Given problem:
Copy the listing below line for line, starting at its first line and ending with the line that has "grad_v = np.linspace(0, 1, 256).reshape(-1, 1)" in it. Add nothing.

··········

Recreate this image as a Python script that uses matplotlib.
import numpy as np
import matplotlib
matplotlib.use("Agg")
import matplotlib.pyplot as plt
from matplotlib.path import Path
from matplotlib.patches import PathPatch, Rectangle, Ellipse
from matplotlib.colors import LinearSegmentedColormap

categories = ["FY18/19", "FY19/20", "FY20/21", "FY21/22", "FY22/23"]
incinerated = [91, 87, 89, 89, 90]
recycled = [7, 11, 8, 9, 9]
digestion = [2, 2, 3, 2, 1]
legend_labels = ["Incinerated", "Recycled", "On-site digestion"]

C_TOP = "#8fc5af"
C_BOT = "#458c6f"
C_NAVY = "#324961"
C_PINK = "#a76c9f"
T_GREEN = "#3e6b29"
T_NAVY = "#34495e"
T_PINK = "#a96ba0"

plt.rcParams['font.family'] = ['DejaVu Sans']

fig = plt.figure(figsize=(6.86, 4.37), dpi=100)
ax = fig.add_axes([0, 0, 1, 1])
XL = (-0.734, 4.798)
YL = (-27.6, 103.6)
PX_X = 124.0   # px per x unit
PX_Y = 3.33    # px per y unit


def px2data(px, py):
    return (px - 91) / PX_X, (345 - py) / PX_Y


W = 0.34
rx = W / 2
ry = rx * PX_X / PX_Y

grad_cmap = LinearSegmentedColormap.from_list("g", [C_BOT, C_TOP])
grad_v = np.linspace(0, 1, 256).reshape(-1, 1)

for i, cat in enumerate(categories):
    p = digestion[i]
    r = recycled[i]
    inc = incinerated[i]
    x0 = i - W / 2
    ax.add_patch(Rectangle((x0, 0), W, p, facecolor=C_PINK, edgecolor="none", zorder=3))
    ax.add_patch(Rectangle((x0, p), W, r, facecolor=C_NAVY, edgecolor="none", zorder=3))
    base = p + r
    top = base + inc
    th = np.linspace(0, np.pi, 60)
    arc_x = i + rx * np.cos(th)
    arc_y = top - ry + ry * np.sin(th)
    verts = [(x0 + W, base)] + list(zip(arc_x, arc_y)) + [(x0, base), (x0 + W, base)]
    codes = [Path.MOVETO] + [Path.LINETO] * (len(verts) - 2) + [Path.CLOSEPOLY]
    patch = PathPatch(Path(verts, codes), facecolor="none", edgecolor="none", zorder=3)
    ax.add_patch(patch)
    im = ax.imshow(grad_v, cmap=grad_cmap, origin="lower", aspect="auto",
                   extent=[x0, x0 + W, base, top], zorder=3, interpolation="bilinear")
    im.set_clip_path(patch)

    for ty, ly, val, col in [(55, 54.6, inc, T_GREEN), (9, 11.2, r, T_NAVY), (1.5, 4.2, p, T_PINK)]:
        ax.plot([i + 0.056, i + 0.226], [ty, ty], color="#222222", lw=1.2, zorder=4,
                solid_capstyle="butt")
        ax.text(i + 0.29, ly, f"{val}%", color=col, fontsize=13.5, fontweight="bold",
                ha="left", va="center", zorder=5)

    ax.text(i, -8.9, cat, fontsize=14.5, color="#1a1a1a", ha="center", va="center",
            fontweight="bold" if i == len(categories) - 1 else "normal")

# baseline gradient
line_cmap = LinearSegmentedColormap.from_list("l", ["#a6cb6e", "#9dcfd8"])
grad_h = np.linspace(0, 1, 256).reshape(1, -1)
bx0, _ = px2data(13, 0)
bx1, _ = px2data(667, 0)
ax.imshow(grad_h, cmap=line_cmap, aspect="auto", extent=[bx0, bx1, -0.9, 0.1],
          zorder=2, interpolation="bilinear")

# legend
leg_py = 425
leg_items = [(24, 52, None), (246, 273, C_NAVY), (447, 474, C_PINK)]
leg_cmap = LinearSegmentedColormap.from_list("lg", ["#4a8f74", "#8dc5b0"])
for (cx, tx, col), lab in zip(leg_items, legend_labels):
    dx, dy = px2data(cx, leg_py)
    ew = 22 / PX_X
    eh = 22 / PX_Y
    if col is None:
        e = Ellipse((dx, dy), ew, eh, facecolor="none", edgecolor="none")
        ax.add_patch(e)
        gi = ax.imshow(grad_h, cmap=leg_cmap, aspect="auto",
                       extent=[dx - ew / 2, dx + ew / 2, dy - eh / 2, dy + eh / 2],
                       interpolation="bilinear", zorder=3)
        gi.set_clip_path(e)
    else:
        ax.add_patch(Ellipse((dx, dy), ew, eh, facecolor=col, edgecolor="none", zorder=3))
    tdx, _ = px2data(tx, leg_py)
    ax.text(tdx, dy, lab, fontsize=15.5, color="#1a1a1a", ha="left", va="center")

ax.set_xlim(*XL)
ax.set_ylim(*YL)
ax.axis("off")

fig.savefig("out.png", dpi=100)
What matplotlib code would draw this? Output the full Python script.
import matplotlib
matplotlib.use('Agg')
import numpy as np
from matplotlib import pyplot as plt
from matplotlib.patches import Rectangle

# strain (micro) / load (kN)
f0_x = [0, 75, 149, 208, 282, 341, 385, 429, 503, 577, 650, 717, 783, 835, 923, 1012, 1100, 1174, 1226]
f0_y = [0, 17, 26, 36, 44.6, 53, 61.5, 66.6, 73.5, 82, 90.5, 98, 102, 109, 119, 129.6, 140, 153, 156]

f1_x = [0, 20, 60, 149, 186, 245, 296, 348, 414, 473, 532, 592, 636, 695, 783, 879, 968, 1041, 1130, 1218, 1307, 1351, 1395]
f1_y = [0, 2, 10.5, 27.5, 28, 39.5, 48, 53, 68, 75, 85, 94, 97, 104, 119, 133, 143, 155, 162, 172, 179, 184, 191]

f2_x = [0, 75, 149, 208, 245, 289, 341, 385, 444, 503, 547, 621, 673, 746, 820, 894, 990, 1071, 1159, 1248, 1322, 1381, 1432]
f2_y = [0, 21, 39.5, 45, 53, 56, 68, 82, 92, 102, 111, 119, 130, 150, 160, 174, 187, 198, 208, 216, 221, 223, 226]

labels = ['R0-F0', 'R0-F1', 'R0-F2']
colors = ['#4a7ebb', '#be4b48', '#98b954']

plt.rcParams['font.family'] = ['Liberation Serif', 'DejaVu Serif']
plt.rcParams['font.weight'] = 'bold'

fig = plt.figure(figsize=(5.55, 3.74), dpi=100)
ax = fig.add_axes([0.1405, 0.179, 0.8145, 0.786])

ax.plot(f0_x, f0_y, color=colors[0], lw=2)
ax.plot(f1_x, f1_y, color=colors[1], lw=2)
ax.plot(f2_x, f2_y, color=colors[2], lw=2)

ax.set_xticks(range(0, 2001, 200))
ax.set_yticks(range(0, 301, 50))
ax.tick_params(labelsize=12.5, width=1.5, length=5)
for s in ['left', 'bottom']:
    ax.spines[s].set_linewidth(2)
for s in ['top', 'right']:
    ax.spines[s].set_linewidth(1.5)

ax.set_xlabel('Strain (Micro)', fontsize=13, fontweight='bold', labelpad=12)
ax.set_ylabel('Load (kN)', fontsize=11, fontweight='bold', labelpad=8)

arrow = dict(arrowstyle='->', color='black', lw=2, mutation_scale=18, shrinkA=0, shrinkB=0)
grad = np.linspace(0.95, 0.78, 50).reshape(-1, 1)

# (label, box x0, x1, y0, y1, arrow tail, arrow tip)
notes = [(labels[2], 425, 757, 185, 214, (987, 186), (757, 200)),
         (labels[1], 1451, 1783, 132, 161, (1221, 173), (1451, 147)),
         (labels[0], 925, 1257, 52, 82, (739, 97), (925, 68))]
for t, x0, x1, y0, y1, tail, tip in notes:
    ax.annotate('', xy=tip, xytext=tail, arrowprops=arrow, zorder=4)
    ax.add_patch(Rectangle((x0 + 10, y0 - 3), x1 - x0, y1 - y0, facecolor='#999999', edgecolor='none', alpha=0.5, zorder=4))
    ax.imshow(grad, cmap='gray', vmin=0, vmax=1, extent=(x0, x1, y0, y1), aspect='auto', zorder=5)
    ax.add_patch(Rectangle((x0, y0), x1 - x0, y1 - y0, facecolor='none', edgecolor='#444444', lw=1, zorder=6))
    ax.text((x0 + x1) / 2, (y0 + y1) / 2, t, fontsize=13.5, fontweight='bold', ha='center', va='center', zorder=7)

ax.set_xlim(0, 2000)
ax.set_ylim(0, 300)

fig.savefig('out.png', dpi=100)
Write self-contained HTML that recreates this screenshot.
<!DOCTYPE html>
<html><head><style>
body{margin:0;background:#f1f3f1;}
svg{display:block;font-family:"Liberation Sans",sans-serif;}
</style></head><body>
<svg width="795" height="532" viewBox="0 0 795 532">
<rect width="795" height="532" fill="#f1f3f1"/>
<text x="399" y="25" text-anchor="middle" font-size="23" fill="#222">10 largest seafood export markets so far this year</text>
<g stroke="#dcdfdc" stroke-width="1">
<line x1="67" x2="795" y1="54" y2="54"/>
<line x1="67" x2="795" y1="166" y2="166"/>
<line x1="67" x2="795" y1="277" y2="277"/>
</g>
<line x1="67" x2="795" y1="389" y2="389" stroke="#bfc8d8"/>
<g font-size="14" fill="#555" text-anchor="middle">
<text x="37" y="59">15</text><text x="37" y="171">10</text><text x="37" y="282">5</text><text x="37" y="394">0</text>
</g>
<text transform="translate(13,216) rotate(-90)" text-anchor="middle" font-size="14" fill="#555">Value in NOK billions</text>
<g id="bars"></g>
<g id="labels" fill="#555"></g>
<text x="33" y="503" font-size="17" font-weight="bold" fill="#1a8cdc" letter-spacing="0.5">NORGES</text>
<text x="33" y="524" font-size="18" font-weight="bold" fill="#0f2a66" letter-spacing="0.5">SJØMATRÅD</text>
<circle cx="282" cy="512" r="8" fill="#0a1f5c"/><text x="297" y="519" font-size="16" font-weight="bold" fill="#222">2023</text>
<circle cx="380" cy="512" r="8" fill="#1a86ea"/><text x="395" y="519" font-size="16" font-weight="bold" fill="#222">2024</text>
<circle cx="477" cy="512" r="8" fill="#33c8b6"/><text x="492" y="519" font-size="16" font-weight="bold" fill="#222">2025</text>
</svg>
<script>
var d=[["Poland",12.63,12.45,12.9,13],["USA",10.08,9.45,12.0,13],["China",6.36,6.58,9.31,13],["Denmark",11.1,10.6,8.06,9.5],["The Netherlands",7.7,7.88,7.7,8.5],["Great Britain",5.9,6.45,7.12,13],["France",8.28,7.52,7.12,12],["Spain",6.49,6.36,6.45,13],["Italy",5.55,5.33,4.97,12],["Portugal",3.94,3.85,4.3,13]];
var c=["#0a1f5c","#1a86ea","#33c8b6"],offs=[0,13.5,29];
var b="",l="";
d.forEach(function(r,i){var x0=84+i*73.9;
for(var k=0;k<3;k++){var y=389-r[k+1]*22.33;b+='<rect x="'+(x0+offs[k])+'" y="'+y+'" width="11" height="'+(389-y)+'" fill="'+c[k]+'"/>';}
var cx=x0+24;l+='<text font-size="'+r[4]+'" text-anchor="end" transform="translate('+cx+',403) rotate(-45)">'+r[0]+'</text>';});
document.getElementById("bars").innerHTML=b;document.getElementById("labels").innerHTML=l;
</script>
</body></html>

··········

Task output:
Recreate this image as a Python script that uses matplotlib.
import numpy as np
import matplotlib
matplotlib.use("Agg")
import matplotlib.pyplot as plt
from matplotlib.path import Path
from matplotlib.patches import PathPatch, Rectangle, Ellipse
from matplotlib.colors import LinearSegmentedColormap

categories = ["FY18/19", "FY19/20", "FY20/21", "FY21/22", "FY22/23"]
incinerated = [91, 87, 89, 89, 90]
recycled = [7, 11, 8, 9, 9]
digestion = [2, 2, 3, 2, 1]
legend_labels = ["Incinerated", "Recycled", "On-site digestion"]

C_TOP = "#8fc5af"
C_BOT = "#458c6f"
C_NAVY = "#324961"
C_PINK = "#a76c9f"
T_GREEN = "#3e6b29"
T_NAVY = "#34495e"
T_PINK = "#a96ba0"

plt.rcParams['font.family'] = ['DejaVu Sans']

fig = plt.figure(figsize=(6.86, 4.37), dpi=100)
ax = fig.add_axes([0, 0, 1, 1])
XL = (-0.734, 4.798)
YL = (-27.6, 103.6)
PX_X = 124.0   # px per x unit
PX_Y = 3.33    # px per y unit


def px2data(px, py):
    return (px - 91) / PX_X, (345 - py) / PX_Y


W = 0.34
rx = W / 2
ry = rx * PX_X / PX_Y

grad_cmap = LinearSegmentedColormap.from_list("g", [C_BOT, C_TOP])
grad_v = np.linspace(0, 1, 256).reshape(-1, 1)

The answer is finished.